CPJKU / madmom

Python audio and music signal processing library
https://madmom.readthedocs.io
Other
1.32k stars 202 forks source link

Multi-channel support for STFT #371

Open noemievoss opened 6 years ago

noemievoss commented 6 years ago

Expected behaviour

STFT function should work with multi-channel songs.

Actual behaviour

At the moment, STFT doesn't support multi-channel songs. An example of error logs:

File "/Library/Frameworks/Python.framework/Versions/3.6/lib/python3.6/site-packages/madmom/audio/stft.py", line 325, in new circular_shift=circular_shift) File "/Library/Frameworks/Python.framework/Versions/3.6/lib/python3.6/site-packages/madmom/audio/stft.py", line 70, in stft 'shape %s.' % (type(frames), frames.shape)) ValueError: frames must be a 2D array or iterable, got <class 'madmom.audio.signal.FramedSignal'> with shape (21102, 2048, 2).

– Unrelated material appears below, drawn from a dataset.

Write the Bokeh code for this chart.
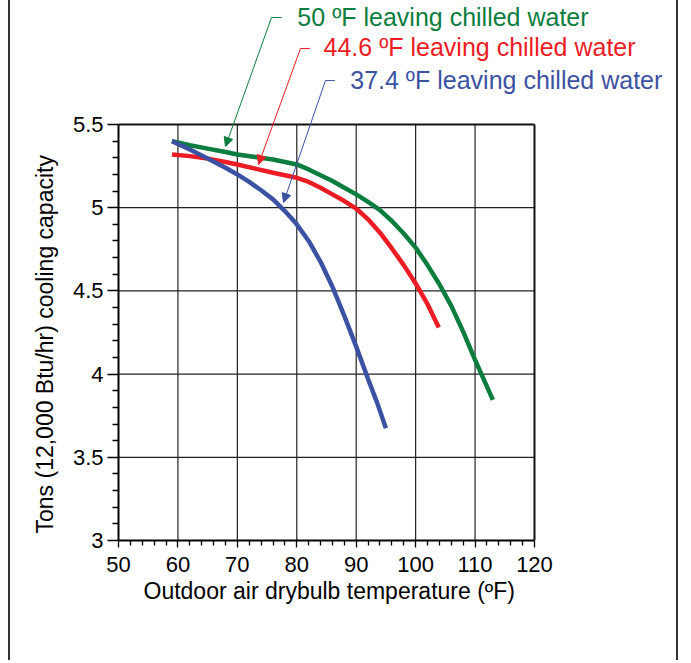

Steps needed to reproduce the behaviour

import madmom
import numpy as np
from madmom.models import PATTERNS_BALLROOM
from madmom.audio.spectrogram import LogarithmicSpectrogramProcessor, SpectrogramDifferenceProcessor, MultiBandSpectrogramProcessor
from madmom.processors import SequentialProcessor

proc = madmom.features.PatternTrackingProcessor(PATTERNS_BALLROOM, fps=50)
log = LogarithmicSpectrogramProcessor()
diff = SpectrogramDifferenceProcessor(positive_diffs=True)
mb = MultiBandSpectrogramProcessor(crossover_frequencies=[270])
pre_proc = SequentialProcessor([log, diff, mb])
act = pre_proc(file_path)  #path to a song with multiple channels (2 channels)
proc(act)

Information about installed software

Please provide some information about installed software.

import madmom
import numpy as np
import scipy

madmom.__version__    # '0.15.1'
np.__version__               # '1.14.0'
scipy.__version__           # '1.0.0'
superbock commented 6 years ago

The question you didn't answer is what exactly the expected behaviour actually is. There are multiple possibilities how the returned array should look like. I tend towards returning a 3D array with channels as last dimension, i.e. [time, freq, channel]. Is this what you are looking for?

If you simply want to calculate a STFT (or anything which needs a STFT) on a stereo (or multichannel) signal, passing num_channels=1 (down-mixing all channels to mono) is probably what you want.